NEW YORK — A debt-to-EBITDA ratio above 5 is central among reasons Moody’s Investors Service has assigned a B1 corporate family credit rating to Hostess Brands L.L.C., Kansas City. The outlook for Hostess is stable, Moody’s said.
The rating was assigned to a $100 million senior secured revolving credit facility due in 2024 and $984 million first lien term loan due in 2025. The two facilities replaced the company’s existing credit arrangements under Hostess Holdco, L.L.C.
B family ratings are “considered speculative and are subject to high credit risk,” Moody’s said.
The company’s 5.3x debt-to-EBITDA ratio is reflected in the rating, together with the company’s concentration in the low-growth snack cakes category, its “moderate scale” as a consumer packaged goods company and headwinds from rising freight and commodity costs.
“The rating also reflects Hostess’ well-known portfolio of snack cake brands, high profit margins, good cash flows and very good liquidity,” Moody’s said. “The rating further reflects continued upside potential from the Cloverhill acquisition in 2018.”
The company’s strong operating performance is reflected in the stable rating, with Moody’s anticipating EBITDA in excess of $200 million in 2020. If those expectations are met, the Hostess debt-to-EBITDA ratio should decline beneath 5x.

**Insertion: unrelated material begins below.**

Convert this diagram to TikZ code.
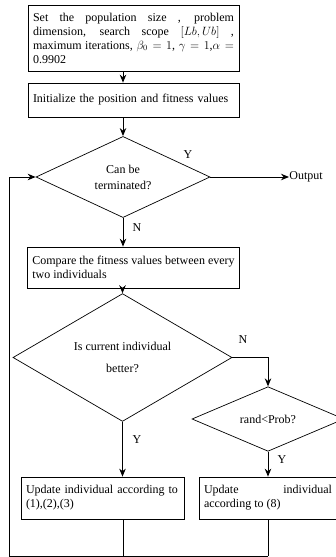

The ratings agency said Hostess could be subject to a downgrade if its operating performance fails to meet expectations or if the company pursues acquisitions financed with debt.
“The rating could be upgraded if Hostess continues to successfully grow revenues, maintains stable solid operating performance, improves earnings diversity and sustains debt to EBITDA below 4x while maintaining good liquidity,” Moody’s said.